**MATERIAL**.
##############################
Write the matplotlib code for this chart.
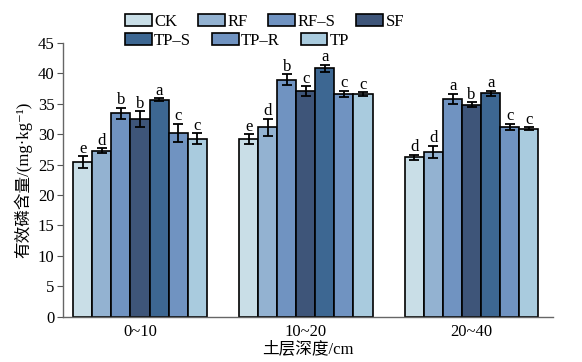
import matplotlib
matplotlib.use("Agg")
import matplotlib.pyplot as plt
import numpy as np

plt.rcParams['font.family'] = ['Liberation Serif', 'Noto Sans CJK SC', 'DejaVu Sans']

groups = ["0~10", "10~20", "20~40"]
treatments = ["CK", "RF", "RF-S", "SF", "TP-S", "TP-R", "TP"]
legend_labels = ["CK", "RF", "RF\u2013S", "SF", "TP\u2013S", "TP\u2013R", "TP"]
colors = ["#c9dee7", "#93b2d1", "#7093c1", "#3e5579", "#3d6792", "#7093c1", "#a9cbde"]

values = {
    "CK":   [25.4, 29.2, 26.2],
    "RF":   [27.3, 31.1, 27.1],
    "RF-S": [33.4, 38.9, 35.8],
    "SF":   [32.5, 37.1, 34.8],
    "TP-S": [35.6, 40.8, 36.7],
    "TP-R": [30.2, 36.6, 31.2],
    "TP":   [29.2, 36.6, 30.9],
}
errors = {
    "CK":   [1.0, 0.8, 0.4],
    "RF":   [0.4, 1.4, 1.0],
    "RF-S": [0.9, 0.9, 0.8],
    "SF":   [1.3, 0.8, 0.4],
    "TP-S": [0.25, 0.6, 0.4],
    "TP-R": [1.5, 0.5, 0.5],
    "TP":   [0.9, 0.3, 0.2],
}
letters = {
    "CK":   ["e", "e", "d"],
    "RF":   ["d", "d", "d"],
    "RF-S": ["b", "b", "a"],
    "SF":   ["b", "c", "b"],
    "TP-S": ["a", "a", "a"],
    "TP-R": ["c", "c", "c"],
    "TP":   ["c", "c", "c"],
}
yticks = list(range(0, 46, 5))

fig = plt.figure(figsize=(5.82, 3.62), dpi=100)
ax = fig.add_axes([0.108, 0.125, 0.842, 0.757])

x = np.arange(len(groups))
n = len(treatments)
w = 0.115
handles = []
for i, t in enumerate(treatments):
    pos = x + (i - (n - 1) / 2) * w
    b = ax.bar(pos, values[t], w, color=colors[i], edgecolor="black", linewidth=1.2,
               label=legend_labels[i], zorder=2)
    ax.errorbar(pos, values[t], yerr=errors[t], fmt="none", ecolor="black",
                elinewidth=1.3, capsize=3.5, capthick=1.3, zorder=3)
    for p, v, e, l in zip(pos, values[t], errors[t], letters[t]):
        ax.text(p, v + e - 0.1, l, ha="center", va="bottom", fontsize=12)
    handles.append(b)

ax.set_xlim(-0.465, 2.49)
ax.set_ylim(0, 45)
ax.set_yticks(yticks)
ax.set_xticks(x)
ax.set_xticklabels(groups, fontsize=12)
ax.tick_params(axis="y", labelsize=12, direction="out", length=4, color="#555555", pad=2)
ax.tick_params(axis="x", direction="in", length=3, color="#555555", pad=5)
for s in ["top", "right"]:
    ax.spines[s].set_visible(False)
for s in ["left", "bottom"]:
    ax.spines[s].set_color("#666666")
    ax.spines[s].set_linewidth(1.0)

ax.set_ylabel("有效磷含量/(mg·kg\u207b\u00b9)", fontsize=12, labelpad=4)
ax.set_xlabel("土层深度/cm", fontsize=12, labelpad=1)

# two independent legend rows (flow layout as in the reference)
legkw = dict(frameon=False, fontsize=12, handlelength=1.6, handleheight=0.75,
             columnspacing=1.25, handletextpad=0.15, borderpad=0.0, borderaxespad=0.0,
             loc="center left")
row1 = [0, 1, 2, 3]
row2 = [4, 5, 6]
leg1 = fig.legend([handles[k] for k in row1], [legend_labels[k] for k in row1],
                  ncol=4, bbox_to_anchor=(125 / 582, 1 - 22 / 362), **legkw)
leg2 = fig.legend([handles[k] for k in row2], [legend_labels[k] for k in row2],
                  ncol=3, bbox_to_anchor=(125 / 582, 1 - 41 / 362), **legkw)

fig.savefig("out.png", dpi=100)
##############################
Please reproduce the listing exactly from its opening line through the line that contains "plt.rcParams['font.family'] = ['Liberation", both included, with all pictures omitted.

**ANSWER TO THIS TASK**.
Write the matplotlib code for this chart.
import matplotlib
matplotlib.use("Agg")
import matplotlib.pyplot as plt
import numpy as np

plt.rcParams['font.family'] = ['Liberation Serif', 'Noto Sans CJK SC', 'DejaVu Sans']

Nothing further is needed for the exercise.